L’équipe ayant choisi de prototyper un réseau social conforme au DSA s’est concentrée sur la plateforme Instagram. Au programme : rendre plus transparents les algorithmes de recommandation en ajoutant une fonctionnalité “pourquoi vois-je ce contenu ?”, rendre plus visibles et plus accessibles les fonctionnalités de signalement des contenus, ajouter des community notes comme sur X, supprimer les interfaces trompeuses, anticiper la détection de contenus générés par l’IA, retirer la publicité ciblée pour les mineurs et adapter les contenus en fonction de l’âge des utilisateurs.
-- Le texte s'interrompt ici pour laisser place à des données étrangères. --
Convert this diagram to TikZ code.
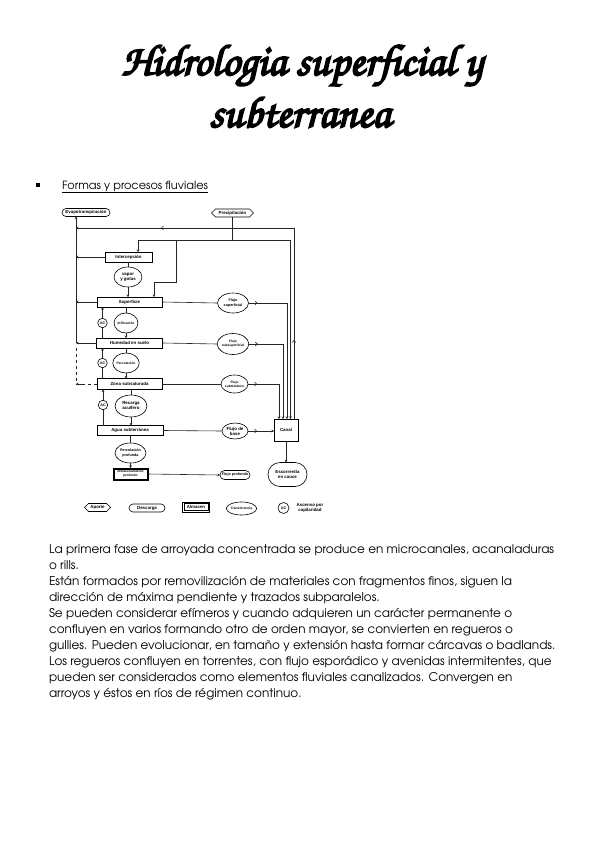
\documentclass[tikz,border=0pt]{standalone}
\usepackage{fontspec}
\setmainfont{TeX Gyre Adventor}
\newfontfamily\titlefont{TeX Gyre Chorus}[FakeBold=4]
\newfontfamily\diafont{Liberation Sans}
\usetikzlibrary{arrows.meta,shapes.geometric,shapes.symbols,shapes.misc,decorations.markings}
\tikzset{
  every node/.style={inner sep=0pt, outer sep=0pt},
  dfont/.style={font=\diafont\bfseries\fontsize{4.4}{5}\selectfont},
  sfont/.style={font=\diafont\bfseries\fontsize{3.7}{4.2}\selectfont},
  tfont/.style={font=\diafont\bfseries\fontsize{3.3}{3.8}\selectfont},
  store/.style={draw, line width=0.6pt, rectangle, dfont, align=center},
  trans/.style={draw, line width=0.6pt, ellipse, sfont, align=center},
  descarga/.style={draw, line width=0.6pt, rounded rectangle, dfont, align=center},
  aporte/.style={draw, line width=0.6pt, signal, signal to=west and east, dfont},
  acnode/.style={draw, line width=0.6pt, circle, sfont, minimum size=9.5pt},
  conn/.style={line width=0.6pt, black!85},
  arr/.style={conn, -{Stealth[length=2.5pt,width=2.5pt]}},
  midat/.style={postaction={decorate, decoration={markings, mark=at position #1 with {\arrow{Straight Barb[length=2pt,width=3.8pt]}}}}},
  body/.style={font=\fontsize{12}{16}\selectfont, anchor=base west},
}
\begin{document}
\begin{tikzpicture}[x=1pt,y=-1pt]
\useasboundingbox (0,0) rectangle (599,848);
\fill[white] (0,0) rectangle (599,848);

% title
\node[font=\titlefont\fontsize{44}{44}\selectfont, anchor=base] (t1) at (302,75) {Hidrologia superficial y};
\node[font=\titlefont\fontsize{44}{44}\selectfont, anchor=base] (t2) at (300,127) {subterranea};

% heading
\node[fill=black, minimum size=4pt] (bul) at (38,185) {};
\node[font=\fontsize{11.3}{13}\selectfont, anchor=base west] (h1) at (62,189) {\underline{Formas y procesos fluviales}};

\coordinate (Lx) at (76,0);

% diagram nodes
\node[descarga, minimum width=48pt, minimum height=8pt] (evap) at (86,212.5) {Evapotranspiración};
\node[aporte, minimum width=42pt, minimum height=8pt] (precip) at (232.5,213) {Precipitación};
\node[store, minimum width=47pt, minimum height=10pt] (inter) at (128.5,257) {Intercepción};
\node[trans, dfont, minimum width=28pt, minimum height=20pt] (vapor) at (128,277) {vapor\\y gotas};
\node[store, minimum width=65pt, minimum height=10pt] (sup) at (129.5,302) {Superficie};
\node[trans, minimum width=31pt, minimum height=20pt] (fsup) at (233,303) {Flujo\\superficial};
\node[trans, tfont, minimum width=18pt, minimum height=20pt] (inf) at (126,323) {Infiltración};
\node[acnode] (ac1) at (102.5,323) {AC};
\node[store, minimum width=66pt, minimum height=10pt] (hum) at (129.5,343) {Humedad en suelo};
\node[trans, tfont, minimum width=30pt, minimum height=21pt] (fsub) at (233,344) {Flujo\\subsuperficial};
\node[trans, tfont, minimum width=18pt, minimum height=20pt] (perc) at (126,363) {Percolación};
\node[acnode] (ac2) at (102.5,363) {AC};
\node[store, minimum width=65pt, minimum height=11pt] (zona) at (129.5,384) {Zona subsaturada};
\node[trans, tfont, minimum width=27pt, minimum height=18pt] (fsubt) at (234.5,384) {Flujo\\subterráneo};
\node[trans, dfont, minimum width=32pt, minimum height=22pt] (rec) at (131,406) {Recarga\\acuífero};
\node[acnode] (ac3) at (103,405) {AC};
\node[store, minimum width=66pt, minimum height=10pt] (agua) at (130,430.5) {Agua subterránea};
\node[trans, dfont, minimum width=26pt, minimum height=16pt] (fbase) at (235,431) {Flujo de\\base};
\node[trans, minimum width=31pt, minimum height=20pt] (pprof) at (130.5,453) {Percolación\\profunda};
\node[store, tfont, line width=0.4pt, minimum width=35pt, minimum height=12pt] (alm) at (130.5,474) {Almacenamiento\\profundo};
\draw[line width=0.3pt] ([shift={(1.3pt,-1.3pt)}]alm.north west) rectangle ([shift={(-1.3pt,1.3pt)}]alm.south east);
\node[descarga, sfont, minimum width=30pt, minimum height=9pt] (fprof) at (235,475) {Flujo profundo};
\node[store, minimum width=24pt, minimum height=22pt] (canal) at (286,430) {Canal};
\node[descarga, dfont, minimum width=39pt, minimum height=24pt] (esc) at (287.5,474.5) {Escorrentía\\en cauce};

% legend
\node[aporte, minimum width=26pt, minimum height=8pt] (lap) at (97.5,507.5) {Aporte};
\node[descarga, minimum width=36pt, minimum height=8pt] (lde) at (147,508) {Descarga};
\node[store, line width=0.4pt, minimum width=27pt, minimum height=9.5pt] (lal) at (196,507) {Almacen};
\draw[line width=0.3pt] ([shift={(1.3pt,-1.3pt)}]lal.north west) rectangle ([shift={(-1.3pt,1.3pt)}]lal.south east);
\node[trans, tfont, minimum width=27pt, minimum height=13pt] (ltr) at (241.5,508.5) {Transferencia};
\node[acnode, minimum size=11pt] (lac) at (283.5,508) {AC};
\node[dfont, align=center] (lacx) at (310,508) {Ascenso por\\capilaridad};

% left collector line to evapotranspiration
\draw[arr] (hum.west -| Lx) -- (evap.south -| Lx);
\draw[arr] (inter.west) -- (inter.west -| Lx);
\draw[arr] (sup.west) -- (sup.west -| Lx);
\draw[arr] (hum.west) -- (hum.west -| Lx);
\draw[conn, dashed] (zona.west) -- (zona.west -| Lx) -- ([yshift=-3pt]hum.west -| Lx);
\draw[arr] ([xshift=6pt]zona.west -| Lx) -- (zona.west -| Lx);

% evaporation from channel
\coordinate (E1) at (294,228);
\draw[arr, postaction={decorate, decoration={markings,
   mark=at position 79pt with {\arrow{Straight Barb[length=2pt,width=3.8pt]}},
   mark=at position 324pt with {\arrow{Straight Barb[length=2pt,width=3.8pt]}}}}]
   (canal.north -| E1) -- (E1) -- (E1 -| Lx);

% precipitation
\coordinate (P1) at (232.5,240);
\coordinate (P2) at (176,282);
\draw[conn] (precip.south) -- (P1);
\draw[arr] (P1) -| ([xshift=4.5pt]canal.north);
\draw[arr] (P1) -| ([xshift=9.5pt]inter.north);
\draw[arr] (P1 -| P2) -- (P2) -| ([xshift=24.5pt]sup.north);

% interception chain
\draw[conn] (inter.south -| vapor) -- (vapor.north);
\draw[arr] (vapor.south) -- (sup.north -| vapor);

% vertical transfers
\draw[conn] (sup.south -| inf) -- (inf.north);
\draw[arr] (inf.south) -- (hum.north -| inf);
\draw[conn] (hum.south -| perc) -- (perc.north);
\draw[arr] (perc.south) -- (zona.north -| perc);
\draw[conn] (zona.south -| rec) -- (rec.north);
\draw[arr] (rec.south) -- (agua.north -| rec);
\draw[conn] (agua.south -| pprof) -- (pprof.north);
\draw[arr] (pprof.south) -- (alm.north);

% capillary rise
\draw[conn] (hum.north -| ac1) -- (ac1.south);
\draw[arr] (ac1.north) -- (sup.south -| ac1);
\draw[conn] (zona.north -| ac2) -- (ac2.south);
\draw[arr] (ac2.north) -- (hum.south -| ac2);
\draw[conn] (agua.north -| ac3) -- (ac3.south);
\draw[arr] (ac3.north) -- (zona.south -| ac3);

% lateral flows
\draw[conn] (sup.east) -- (fsup.west);
\draw[arr, midat=9pt] (fsup.east) -| ([xshift=1pt]canal.north);
\draw[conn] (hum.east) -- (fsub.west);
\draw[arr, midat=9pt] (fsub.east) -| ([xshift=-3pt]canal.north);
\draw[conn] (zona.east) -- (fsubt.west);
\draw[arr, midat=9pt] (fsubt.east) -| ([xshift=-7pt]canal.north);
\draw[conn] (agua.east) -- (fbase.west);
\draw[arr, midat=9pt] (fbase.east) -- (canal.west |- fbase.east);
\draw[arr] (alm.east) -- (fprof.west);
\draw[arr] (canal.south) -- (esc.north -| canal);

% body text
\node[body] (b1) at (49,553) {La primera fase de arroyada concentrada se produce en microcanales, acanaladuras};
\node[body] (b2) at (49,569) {o rills.};
\node[body] (b3) at (49,585) {Están formados por removilización de materiales con fragmentos finos, siguen la};
\node[body] (b4) at (49,601) {dirección de máxima pendiente y trazados subparalelos.};
\node[body] (b5) at (49,617) {Se pueden considerar efímeros y cuando adquieren un carácter permanente o};
\node[body] (b6) at (49,633) {confluyen en varios formando otro de orden mayor, se convierten en regueros o};
\node[body] (b7) at (49,649) {gullies. Pueden evolucionar, en tamaño y extensión hasta formar cárcavas o badlands.};
\node[body] (b8) at (49,665) {Los regueros confluyen en torrentes, con flujo esporádico y avenidas intermitentes, que};
\node[body] (b9) at (49,681) {pueden ser considerados como elementos fluviales canalizados. Convergen en};
\node[body] (b10) at (49,697) {arroyos y éstos en ríos de régimen continuo.};
\end{tikzpicture}
\end{document}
Autant d'idées et discussions qui convergent vers un constat partagé : si les règlements européens constituent une première étape nécessaire, l’interprétation de ces textes par la Commission européenne sera cruciale dans leur portée. La résolution du Parlement européen votée en commission le 27 octobre 2023 visant à agir sur les interfaces addictives de certaines grandes plateformes en atteste. Dans ce texte, le Parlement européen insiste sur la nécessité, inscrite dans le règlement européen, d'examiner si les interfaces des plateformes sont un facteur de propagation des risques systémiques dont les très grandes plateformes peuvent être porteuses ; et le cas échéant, d'aller jusqu'à imposer des mesures correctives sur les interfaces elles-mêmes. Il encourage ainsi la Commission européenne à prendre en compte cette dimension du problème, ce à quoi le Conseil appelait dès la publication de son rapport sur l'économie de l'attention en début d'année 2022.
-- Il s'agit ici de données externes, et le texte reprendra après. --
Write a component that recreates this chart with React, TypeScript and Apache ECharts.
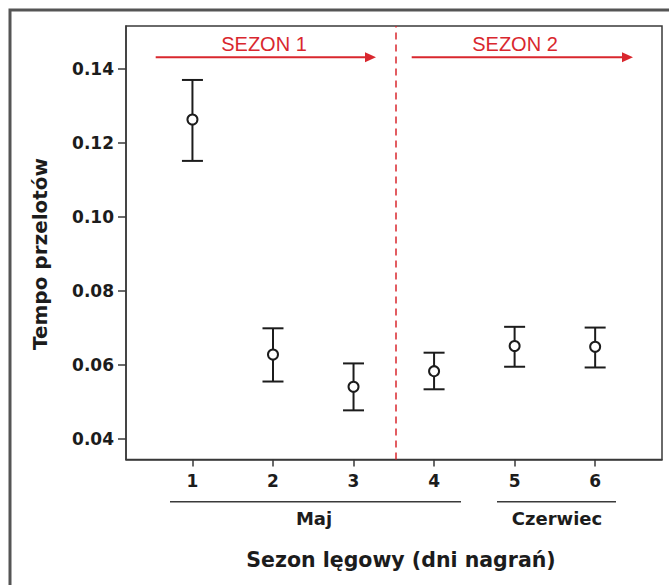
import React, { useEffect, useRef } from "react";
import * as echarts from "echarts";

const days = [1, 2, 3, 4, 5, 6];
const means = [0.1264, 0.0628, 0.0541, 0.0583, 0.0651, 0.0649];
const lower = [0.1152, 0.0555, 0.0477, 0.0534, 0.0595, 0.0593];
const upper = [0.1371, 0.0699, 0.0604, 0.0633, 0.0703, 0.0701];
const yTicks = [0.04, 0.06, 0.08, 0.1, 0.12, 0.14];
const seasonSplit = 3.52;
const monthLabels = ["Maj", "Czerwiec"];
const seasonLabels = ["SEZON 1", "SEZON 2"];

const RED = "#d9272e";
const INK = "#1c1c1c";
const AXIS = "#3a3a3a";
const BOLD = "DejaVu Sans";

export default function App() {
  const ref = useRef<HTMLDivElement>(null);
  useEffect(() => {
    const chart = echarts.init(ref.current!, null, { renderer: "svg" });
    const data = days.map((d, i) => [d, means[i], lower[i], upper[i]]);
    const arrow = (x1: number, x2: number, y: number) => [
      { type: "line", shape: { x1, y1: y, x2: x2 - 9, y2: y }, style: { stroke: RED, lineWidth: 2 } },
      { type: "polygon", shape: { points: [[x2 - 11, y - 5], [x2, y], [x2 - 11, y + 5]] }, style: { fill: RED } },
    ];
    chart.setOption({
      animation: false,
      backgroundColor: "#ffffff",
      grid: { left: 126, top: 26, right: 7, bottom: 125.5, show: true, borderColor: AXIS, borderWidth: 1.5 },
      xAxis: {
        type: "value",
        min: 0.175,
        max: 6.83,
        splitLine: { show: false },
        axisLine: { show: true, lineStyle: { color: AXIS, width: 1.5 } },
        axisTick: { show: true, length: 7, customValues: days, lineStyle: { color: AXIS, width: 1.5 } },
        axisLabel: { customValues: days, margin: 13, fontFamily: BOLD, fontWeight: "bold", fontSize: 17, color: INK },
      },
      yAxis: {
        type: "value",
        min: 0.0344,
        max: 0.1517,
        splitLine: { show: false },
        axisLine: { show: true, lineStyle: { color: AXIS, width: 1.5 } },
        axisTick: { show: true, length: 8, customValues: yTicks, lineStyle: { color: AXIS, width: 1.5 } },
        axisLabel: {
          customValues: yTicks,
          margin: 12,
          fontFamily: BOLD,
          fontWeight: "bold",
          fontSize: 17,
          color: INK,
          formatter: (v: number) => v.toFixed(2),
        },
      },
      series: [
        {
          type: "custom",
          data,
          encode: { x: 0, y: [1, 2, 3] },
          renderItem: (params: any, api: any) => {
            const x = api.value(0);
            const pHi = api.coord([x, api.value(3)]);
            const pLo = api.coord([x, api.value(2)]);
            const pM = api.coord([x, api.value(1)]);
            const hw = 10.5;
            const st = { stroke: INK, lineWidth: 2 };
            return {
              type: "group",
              children: [
                { type: "line", shape: { x1: pHi[0], y1: pHi[1], x2: pLo[0], y2: pLo[1] }, style: st },
                { type: "line", shape: { x1: pHi[0] - hw, y1: pHi[1], x2: pHi[0] + hw, y2: pHi[1] }, style: st },
                { type: "line", shape: { x1: pLo[0] - hw, y1: pLo[1], x2: pLo[0] + hw, y2: pLo[1] }, style: st },
                { type: "circle", shape: { cx: pM[0], cy: pM[1], r: 5 }, style: { fill: "#ffffff", stroke: INK, lineWidth: 2 } },
              ],
            };
          },
          markLine: {
            silent: true,
            symbol: "none",
            label: { show: false },
            lineStyle: { color: RED, width: 1.5, type: [7, 5] },
            data: [{ xAxis: seasonSplit }],
          },
        },
      ],
      graphic: [
        { type: "rect", shape: { x: 10, y: 10, width: 720, height: 640 }, style: { fill: "none", stroke: "#555555", lineWidth: 3 }, silent: true },
        ...arrow(155.7, 376, 57.3),
        ...arrow(411.7, 633, 57.3),
        { type: "text", x: 264, y: 43.5, style: { text: seasonLabels[0], fill: RED, font: "20px 'Liberation Sans'", align: "center", verticalAlign: "middle" } },
        { type: "text", x: 515, y: 43.5, style: { text: seasonLabels[1], fill: RED, font: "20px 'Liberation Sans'", align: "center", verticalAlign: "middle" } },
        { type: "line", shape: { x1: 170, y1: 501.7, x2: 461, y2: 501.7 }, style: { stroke: AXIS, lineWidth: 1.5 } },
        { type: "line", shape: { x1: 497, y1: 501.7, x2: 616, y2: 501.7 }, style: { stroke: AXIS, lineWidth: 1.5 } },
        { type: "text", x: 314, y: 518.5, style: { text: monthLabels[0], fill: INK, font: `bold 18px '${BOLD}'`, align: "center", verticalAlign: "middle" } },
        { type: "text", x: 557, y: 518.5, style: { text: monthLabels[1], fill: INK, font: `bold 18px '${BOLD}'`, align: "center", verticalAlign: "middle" } },
        { type: "text", x: 401, y: 560, style: { text: "Sezon lęgowy (dni nagrań)", fill: INK, font: `bold 20.5px '${BOLD}'`, align: "center", verticalAlign: "middle" } },
        { type: "text", x: 40, y: 254, rotation: Math.PI / 2, style: { text: "Tempo przelotów", fill: INK, font: `bold 20px '${BOLD}'`, align: "center", verticalAlign: "middle" } },
      ],
    });
    return () => chart.dispose();
  }, []);
  return <div ref={ref} style={{ position: "absolute", left: 0, top: 0, width: 669, height: 585 }} />;
}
« L’atelier a montré à quel point les communautés sont montées en compétences sur ces thématiques. Les enjeux généraux de ces sujets sont de mieux en mieux perçus, et les questionnements des participants à l'atelier montraient une expertise plaisante à voir et à discuter. C'est une très bonne nouvelle ! »
- Karl Pineau et Aurélie Baton, co-président et membre active des Designers Éthiques.

Et après ?

Comment aller plus loin ? Entre autres axes, le Conseil soutient et explore deux idées fortes :

  • La consécration d’un droit au paramétrage ;
  • Le dégroupage des réseaux sociaux pour autoriser la création de fonctionnalités développées par d'autres.
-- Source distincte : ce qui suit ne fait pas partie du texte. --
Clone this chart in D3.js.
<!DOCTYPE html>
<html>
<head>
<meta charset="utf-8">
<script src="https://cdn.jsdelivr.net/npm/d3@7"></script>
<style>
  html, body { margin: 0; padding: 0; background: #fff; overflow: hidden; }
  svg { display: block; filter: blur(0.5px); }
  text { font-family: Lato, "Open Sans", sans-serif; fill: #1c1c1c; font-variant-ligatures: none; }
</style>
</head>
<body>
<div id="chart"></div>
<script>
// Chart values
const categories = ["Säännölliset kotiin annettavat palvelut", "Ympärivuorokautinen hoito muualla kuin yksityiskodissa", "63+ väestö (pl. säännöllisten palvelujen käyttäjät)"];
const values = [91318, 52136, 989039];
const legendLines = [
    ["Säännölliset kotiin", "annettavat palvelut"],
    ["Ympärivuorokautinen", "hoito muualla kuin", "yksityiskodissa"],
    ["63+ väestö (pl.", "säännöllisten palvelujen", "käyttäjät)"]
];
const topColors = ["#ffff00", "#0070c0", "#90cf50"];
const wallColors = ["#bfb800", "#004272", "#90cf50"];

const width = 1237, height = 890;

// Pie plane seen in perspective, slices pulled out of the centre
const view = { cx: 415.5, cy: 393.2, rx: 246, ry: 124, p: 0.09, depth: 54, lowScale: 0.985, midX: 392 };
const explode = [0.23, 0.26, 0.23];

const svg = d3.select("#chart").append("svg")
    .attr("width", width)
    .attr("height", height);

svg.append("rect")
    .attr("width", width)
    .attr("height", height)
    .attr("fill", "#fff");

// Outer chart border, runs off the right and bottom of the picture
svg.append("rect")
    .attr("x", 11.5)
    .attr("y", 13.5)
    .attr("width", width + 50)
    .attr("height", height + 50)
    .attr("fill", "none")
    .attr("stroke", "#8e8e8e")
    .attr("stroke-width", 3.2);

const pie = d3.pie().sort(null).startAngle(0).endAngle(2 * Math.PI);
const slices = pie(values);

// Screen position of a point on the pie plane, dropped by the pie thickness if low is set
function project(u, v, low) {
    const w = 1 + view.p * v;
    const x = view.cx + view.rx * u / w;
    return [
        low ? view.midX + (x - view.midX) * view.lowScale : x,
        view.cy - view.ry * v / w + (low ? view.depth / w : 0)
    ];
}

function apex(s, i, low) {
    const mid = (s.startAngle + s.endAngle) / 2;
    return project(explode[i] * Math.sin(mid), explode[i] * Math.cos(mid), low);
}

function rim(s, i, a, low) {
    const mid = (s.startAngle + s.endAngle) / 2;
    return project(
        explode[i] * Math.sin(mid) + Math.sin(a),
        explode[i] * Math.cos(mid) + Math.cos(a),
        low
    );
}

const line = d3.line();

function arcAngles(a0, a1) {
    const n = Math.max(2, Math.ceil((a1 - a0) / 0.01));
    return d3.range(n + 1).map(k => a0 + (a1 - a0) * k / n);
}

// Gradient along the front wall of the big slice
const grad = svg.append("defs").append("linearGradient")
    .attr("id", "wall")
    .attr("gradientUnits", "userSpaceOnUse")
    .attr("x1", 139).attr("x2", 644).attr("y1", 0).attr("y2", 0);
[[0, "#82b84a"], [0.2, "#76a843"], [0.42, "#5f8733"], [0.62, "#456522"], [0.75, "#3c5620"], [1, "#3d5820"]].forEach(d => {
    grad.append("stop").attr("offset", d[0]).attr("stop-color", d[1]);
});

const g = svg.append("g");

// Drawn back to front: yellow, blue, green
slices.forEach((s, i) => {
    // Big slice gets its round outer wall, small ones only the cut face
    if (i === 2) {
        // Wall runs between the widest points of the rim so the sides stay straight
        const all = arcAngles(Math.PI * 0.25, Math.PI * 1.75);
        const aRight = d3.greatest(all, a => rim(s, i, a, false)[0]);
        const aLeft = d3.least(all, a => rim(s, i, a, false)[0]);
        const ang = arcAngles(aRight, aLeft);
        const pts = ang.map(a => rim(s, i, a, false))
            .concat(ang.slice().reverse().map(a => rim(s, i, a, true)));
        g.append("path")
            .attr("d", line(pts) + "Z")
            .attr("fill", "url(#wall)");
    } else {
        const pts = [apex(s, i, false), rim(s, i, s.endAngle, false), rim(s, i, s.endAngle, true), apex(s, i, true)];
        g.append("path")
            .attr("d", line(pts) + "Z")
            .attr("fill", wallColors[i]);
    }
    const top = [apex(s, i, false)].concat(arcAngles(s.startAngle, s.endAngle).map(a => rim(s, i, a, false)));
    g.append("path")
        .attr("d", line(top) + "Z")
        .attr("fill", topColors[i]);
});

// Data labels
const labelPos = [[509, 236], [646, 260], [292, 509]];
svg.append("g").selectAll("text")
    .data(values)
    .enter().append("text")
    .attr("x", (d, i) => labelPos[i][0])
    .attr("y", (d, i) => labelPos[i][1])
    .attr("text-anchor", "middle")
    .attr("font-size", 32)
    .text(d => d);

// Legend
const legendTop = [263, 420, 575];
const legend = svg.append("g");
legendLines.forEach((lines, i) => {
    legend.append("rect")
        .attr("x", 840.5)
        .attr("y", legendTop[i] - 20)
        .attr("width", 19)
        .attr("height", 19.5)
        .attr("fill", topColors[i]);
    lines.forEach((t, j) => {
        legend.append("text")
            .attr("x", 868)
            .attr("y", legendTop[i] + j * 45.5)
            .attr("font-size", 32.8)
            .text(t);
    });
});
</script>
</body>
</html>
À l’issue de cet atelier, un guide résumant les enjeux, les alternatives et les évolutions juridiques a été distribué à l’ensemble des participants. Il est une invitation à aller plus loin pour faire des réseaux sociaux des objets d'appropriation collective. À l'heure du passage au payant de nombreux réseaux et de la mise en œuvre du DSA et du DMA, la réflexion collective et les propositions qui en émanent sont nécessaires.

Découvrir le livret

Un très grand merci à l’ensemble des participants et participantes à l’atelier pour la richesse de nos échanges et le partage d’idées, ainsi qu’aux Designers Éthiques pour cette collaboration fructueuse.

Si vous souhaitez organiser un atelier sur ce format, n’hésitez pas à nous contacter à l’adresse debat@cnnumerique.fr !

 

(1) Designers Éthiques est une structure de recherche-action sur le numérique et les pratiques de design. En tant qu’association, elle explore les pratiques de conception numérique et travaille à la capacitation des designers et des professionnels du numérique pour produire un numérique émancipateur, durable et désirable. Designers Éthiques a 4 grands champs d’action : mener une recherche en produisant des éléments inédits de connaissance autour des enjeux de la responsabilité numérique ; alimenter des communautés en proposant des réflexions ou des contenus propres à enrichir les travaux de communautés de designers ; former à la conception responsable en développant les compétences et la posture des designers ; et développer des projets en illustrant les choix possibles en termes de responsabilité pour les designers.